Question Type:
Analyze Argument Structure (Procedure … describe how the argument gets to its conclusion)
Stimulus Breakdown:
Conclusion: It's unwarranted to conclude that taboos originated SOLELY for practical reasons, such as wanting to protect animals we use for labor.
Evidence: It's possible that the (impractical) symbolic reason came first and then people just figured out a practical use for these animals we weren't allowed to eat.
Answer Anticipation:
These questions typically want us to characterize the type of evidence or the type of move (f.e. counterexample, analogy, implications of logic, ruling out alternatives, considering alternative explanation/intepretation, define a term, clarify a distinction).
In this case, I would be expecting something like "the author questions the researchers' interpretation of why there are taboos against eating certain animals by pointing out that a different interpretation could explain both the taboos and the researchers' evidence".
Correct Answer:
A
Answer Choice Analysis:
(A) YES! This sounds pretty close to our prephrase. The conclusion DOES call an explanation into question ("that conc is unwarranted"), and the alternative explanation is saying observations of taboos against useful animals are compatible with "taboo is used to protect useful animals" or with "taboo started religious, but then people found a way to make taboo animals useful".

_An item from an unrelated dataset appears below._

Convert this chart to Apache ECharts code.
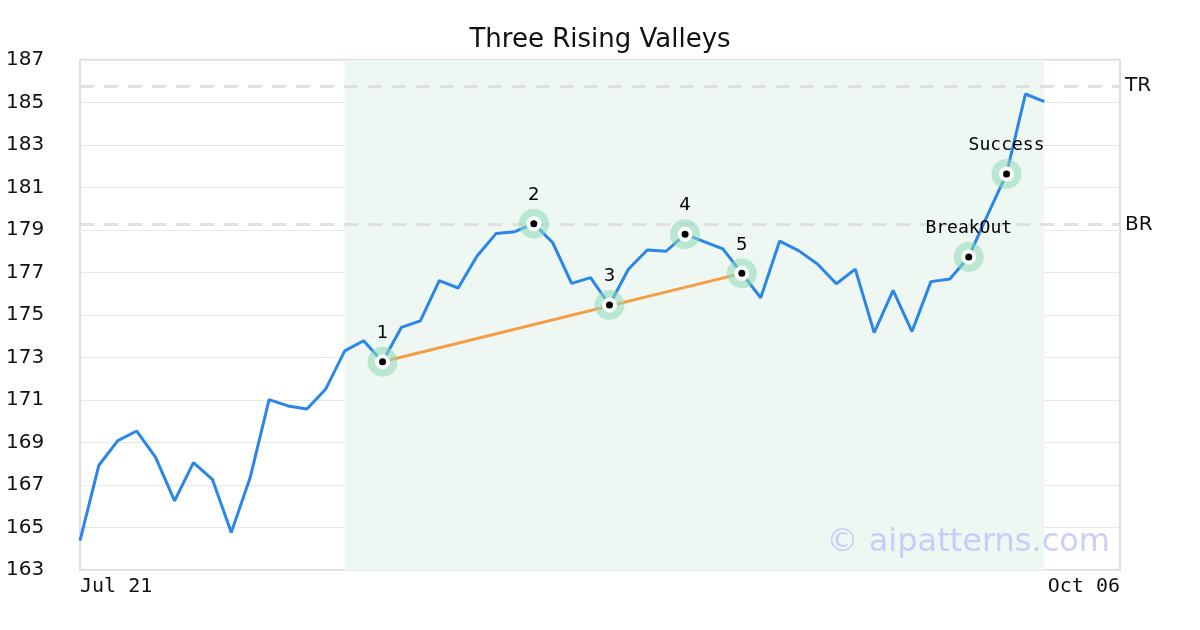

(B) Stop reading after "establishes that an explanation is false". The conclusion is only saying "an explanation is unwarranted". That means "unproven / unjustified / poorly supported". It doesn't mean false.
(C) The author isn't saying that her 2nd interpretation is MORE plausible. She's just saying it's plausible. Since multiple interpretations are plausible, the author is allowed to conclude that the researchers' overly confident hypothesis is unwarranted.
(D) "Incompatible" = contradicts. This is not too far off. We could say that the two explanations are incompatible. But the evidence was compatible with both explanations.
(E) Also very close. The author's explanation includes a separate event from the researchers' explanation. So it's not the author saying, "You've got the right ingredients, but the wrong order".
The researchers said: "Useful animal? Let's make it taboo to eat it."
The author said: "Symbolic/religious reason? Let's make this animal taboo. Now that it's taboo, let's make it useful."
The fact that the author thinks there IS a religious reason for the taboo and the researchers do not makes it impossible for the author to just be scrambling the order of the ingredients in the researchers' explanation.
Takeaway/Pattern: Tough answers! It's important to move beyond the overly blunt understanding of "the author disagrees with these researchers". It matters how much he disagrees ("unwarranted", not "false" conclusion). It matters in what way he disagrees ("this alternative explanation would agree with your evidence but contradict your conclusion").